Abstract

Dialogic reading during shared book reading between adults and children is an effective way to promote vocabulary acquisition. However, there is limited research on what strategies parents are spontaneously using during book reading sessions, which are important to understand for optimizing parent training in dialogic reading. The current study investigates what strategies parents are currently using to teach vocabulary to their children and what parts of speech and tier of vocabulary they choose to discuss. The current study recruited low-income parents and their preschool-age (42–65 months), typically developing children from Head Start classrooms in the United States. Twenty-seven adults filmed themselves at home reading Giraffes Can't Dance by Giles Andreae and Guy Parker-Rees to their child, given the instruction to read as they normally would. The videos were coded looking at a dialogic reading framework: CROWD and PEER. Child behaviors and the vocabulary discussed were included in the coding.

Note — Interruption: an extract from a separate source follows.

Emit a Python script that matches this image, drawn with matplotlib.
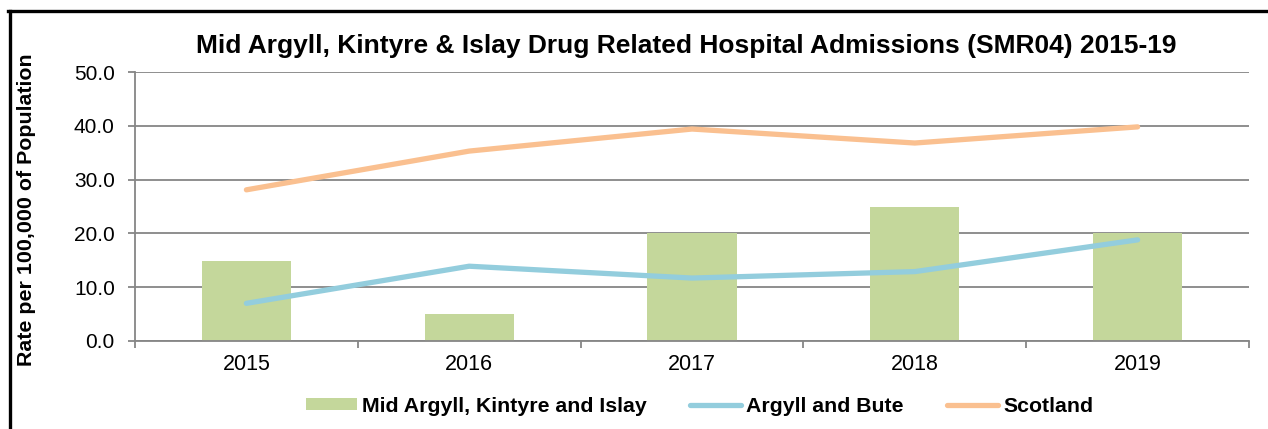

Results show that although there is a large amount of variability between parents in their use of strategies during shared book reading, in general, parents are using very few dialogic reading strategies to explicitly teach vocabulary. However, parents’ use of dialogic reading strategies was significantly correlated with child extratextual talk. When they did provide instruction, parents discussed mostly tier 1 nouns and verbs, rather than tier 2 words which are necessary for academic success. These results reinforce the need for parent training on interactive reading strategies.